Au Gabon, les réseaux sociaux et les outils numériques occupent désormais une place essentielle dans le quotidien des citoyens. Cependant, leur usage détourné à des fins nuisibles suscite une inquiétude grandissante.
L’augmentation des propos haineux, des diffamations et des discours à connotation tribaliste représente une menace sérieuse pour l’unité nationale et la cohésion sociale. Pour faire face à cette situation, le Comité pour la transition et la restauration des institutions (CTRI) a autorisé les unités de Police judiciaire (PJ) à identifier et poursuivre les responsables de ces actes qui fragilisent le vivre-ensemble.
Dans le communiqué n°62 de juin 2024, le porte-parole du CTRI, le colonel Ulrich Manfoumbi Manfoumbi, a annoncé le feu vert donné aux unités de la PJ pour intensifier la lutte contre les auteurs de ces agissements. Ces derniers, selon les porte-parole, mettent en péril le vivre-ensemble et l’harmonie sociale.
« Quelques esprits séditieux et groupuscules tapis dans l’ombre répandent dans notre pays le venin mortel du régionalisme, de l’ethnocentrisme et de la xénophobie », avait-il dénoncé avec fermeté.
Une volonté de renforcer le cadre juridique
Malgré l’adoption de la loi n°027/2023 du 12 juillet 2023, qui constitue un cadre juridique innovant pour réprimer les délits commis en ligne, son application effective reste entravée. L’absence d’Officiers de police judiciaire (OPJ) spécialisés, compétents pour traiter ce type d’infractions, limite considérablement son efficacité. Les agents de police actuels se heurtent à des difficultés techniques, notamment pour collecter des preuves lorsque des contenus litigieux sont rapidement supprimés des plateformes.
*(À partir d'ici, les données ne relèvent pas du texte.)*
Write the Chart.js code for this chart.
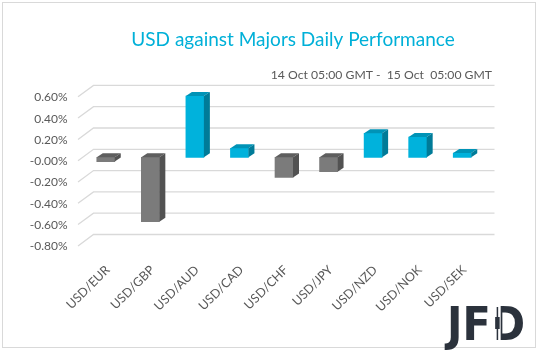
<!DOCTYPE html>
<html>
<head>
<meta charset="utf-8">
<script src="https://cdn.jsdelivr.net/npm/chart.js@4"></script>
<style>
  body { margin: 0; background: #fff; }
  #wrap { width: 538px; height: 351px; position: relative; }
</style>
</head>
<body>
<div id="wrap"><canvas id="chart" width="538" height="351"></canvas></div>
<script>
const pairs = ['USD/EUR', 'USD/GBP', 'USD/AUD', 'USD/CAD', 'USD/CHF', 'USD/JPY', 'USD/NZD', 'USD/NOK', 'USD/SEK'];
const changes = [-0.04, -0.605, 0.575, 0.085, -0.19, -0.135, 0.225, 0.19, 0.04];
const yMin = -0.8;
const yMax = 0.6;
const yStep = 0.2;

const titleText = 'USD against Majors Daily Performance';
const subtitleText = '14 Oct 05:00 GMT -  15 Oct  05:00 GMT';

const blue = {front: '#00b2dc', side: '#007b98', top: '#0093b6'};
const grey = {front: '#7b7b7b', side: '#525252', top: '#5e5e5e'};

// fake 3d: extrusion of bars and the back wall
const depth = {dx: 6, dy: -4};
const wall = {dx: 10, dy: -8, fx: -5.5, fy: 3.4};

const threeD = {
    id: 'threeD',
    beforeDatasetsDraw(chart) {
        const ctx = chart.ctx;
        const y = chart.scales.y;
        const area = chart.chartArea;
        ctx.save();
        ctx.strokeStyle = '#d9d9d9';
        ctx.lineWidth = 1.3;
        for (let v = yMin; v <= yMax + 1e-9; v += yStep) {
            const p = y.getPixelForValue(v);
            ctx.beginPath();
            ctx.moveTo(area.left + wall.fx, p + wall.fy);
            ctx.lineTo(area.left + wall.dx, p + wall.dy);
            ctx.lineTo(area.right + wall.dx, p + wall.dy);
            ctx.stroke();
        }
        ctx.restore();
    },
    afterDatasetsDraw(chart) {
        const ctx = chart.ctx;
        const meta = chart.getDatasetMeta(0);
        ctx.save();
        meta.data.forEach(function(bar, i) {
            const c = changes[i] >= 0 ? blue : grey;
            const l = bar.x - bar.width / 2;
            const r = bar.x + bar.width / 2;
            const top = Math.min(bar.y, bar.base);
            const bottom = Math.max(bar.y, bar.base);
            ctx.fillStyle = c.top;
            ctx.beginPath();
            ctx.moveTo(l, top);
            ctx.lineTo(l + depth.dx, top + depth.dy);
            ctx.lineTo(r + depth.dx, top + depth.dy);
            ctx.lineTo(r, top);
            ctx.closePath();
            ctx.fill();
            ctx.fillStyle = c.side;
            ctx.beginPath();
            ctx.moveTo(r, top);
            ctx.lineTo(r + depth.dx, top + depth.dy);
            ctx.lineTo(r + depth.dx, bottom + depth.dy);
            ctx.lineTo(r, bottom);
            ctx.closePath();
            ctx.fill();
        });
        ctx.restore();
    },
    afterDraw(chart) {
        const ctx = chart.ctx;
        ctx.save();
        // frame
        ctx.strokeStyle = '#d9d9d9';
        ctx.lineWidth = 1;
        ctx.strokeRect(2.5, 2.5, 533, 345);
        // titles
        ctx.fillStyle = '#00b0d8';
        ctx.font = '19px Lato';
        ctx.textAlign = 'center';
        ctx.textBaseline = 'alphabetic';
        ctx.fillText(titleText, 293, 46);
        ctx.fillStyle = '#595959';
        ctx.font = '12.2px Lato';
        ctx.textAlign = 'right';
        ctx.fillText(subtitleText, 492, 79);
        // logo
        ctx.fillStyle = '#2b323c';
        ctx.font = 'bold 46px "Liberation Sans Narrow", "DejaVu Sans Condensed", sans-serif';
        ctx.textAlign = 'left';
        const lx = 447;
        const base = 340;
        ctx.fillText('JFD', lx, base);
        const jf = ctx.measureText('JF').width;
        const sx = lx + jf + 3;
        ctx.fillStyle = '#ffffff';
        ctx.fillRect(sx, 305, 7, 38);
        ctx.fillStyle = '#2b323c';
        ctx.fillRect(sx + 3, 307, 1.5, 33);
        ctx.fillRect(sx + 1.5, 317, 4.5, 12);
        ctx.restore();
    }
};

new Chart(document.getElementById('chart'), {
    type: 'bar',
    data: {
        labels: pairs,
        datasets: [{
            data: changes,
            backgroundColor: changes.map(v => v >= 0 ? blue.front : grey.front),
            barThickness: 18,
            borderWidth: 0
        }]
    },
    options: {
        responsive: false,
        animation: false,
        devicePixelRatio: 1,
        layout: {padding: {top: 93.4, left: 0, right: 53.5, bottom: 0}},
        scales: {
            x: {
                grid: {display: false, drawTicks: false},
                border: {display: false},
                ticks: {
                    autoSkip: false,
                    minRotation: 45,
                    maxRotation: 45,
                    padding: 20,
                    labelOffset: 2,
                    color: '#595959',
                    font: {family: 'Lato', size: 12.5}
                },
                afterFit(scale) { scale.height = 108.5; }
            },
            y: {
                min: yMin,
                max: yMax,
                grid: {display: false, drawTicks: false},
                border: {display: false},
                ticks: {
                    stepSize: yStep,
                    padding: 16,
                    labelOffset: 4,
                    color: '#595959',
                    font: {family: 'Lato', size: 12},
                    callback: v => v.toFixed(2) + '%'
                },
                afterFit(scale) { scale.width = 83.5; }
            }
        },
        plugins: {
            legend: {display: false},
            tooltip: {enabled: false}
        }
    },
    plugins: [threeD]
});
</script>
</body>
</html>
Cette situation souligne l’urgence de mettre en place des unités dédiées, conformément aux dispositions de l’article 79 de cette loi. Placés sous l’autorité du procureur de la République, ces OPJ spécialisés auraient pour mission de détecter, documenter et poursuivre efficacement les actes de cybercriminalité.
S’équiper pour traquer les cyberharceleurs et les auteurs anonymes
Une police des réseaux sociaux dotée de technologies avancées est essentielle pour faire face aux nouveaux défis du numérique. Les cyberharceleurs et les auteurs de menaces anonymes profitent souvent de l’absence de moyens techniques pour supprimer les preuves de leurs méfaits.
Avec des outils performants, il serait possible de récupérer des contenus effacés, d’identifier les comptes anonymes et de collecter des preuves robustes pour des poursuites judiciaires.
S’inspirer de l’expérience ivoirienne
Le Gabon pourrait tirer des leçons du succès de la Plateforme de lutte contre la cybercriminalité (PLCC) en Côte d’Ivoire. Ce dispositif a permis de sanctionner plusieurs utilisateurs de réseaux sociaux pour des actes de diffamation, de menaces et d’atteinte à la vie privée. Les autorités ivoiriennes ont montré qu’internet n’est pas un espace de non-droit. En suivant cet exemple, le Gabon pourrait créer une structure similaire pour garantir que les infractions ne restent pas impunies.
Mettre un terme aux discours haineux et tribalistes
Outre les réseaux sociaux, certains médias traditionnels alimentent également des discours de haine. « Des organes de presse écrite se permettent de livrer à la vindicte populaire d’autres citoyens, uniquement en raison de leur appartenance ethnique », déplorait le Colonel Manfoumbi.
Ces pratiques divisent et fragilisent la société gabonaise. Pour y remédier, le président de la transition, Brice Clotaire Oligui Nguema a donné des instructions claires : les services de police judiciaire doivent intensifier leur veille sur les médias et les réseaux sociaux et saisir immédiatement le parquet en cas d’infraction constatée.
Un appel à la responsabilité collective
Le combat contre la cybercriminalité et les discours haineux n’est pas uniquement l’affaire des autorités. Il appelle à une prise de conscience collective. Chaque citoyen doit comprendre que la liberté d’expression s’accompagne de responsabilités.
Avec la mise en place de mesures fortes et l’implication active des forces de l’ordre, le Gabon pourrait poser les bases d’un espace numérique plus sûr, respectueux et conforme aux valeurs de cohésion sociale.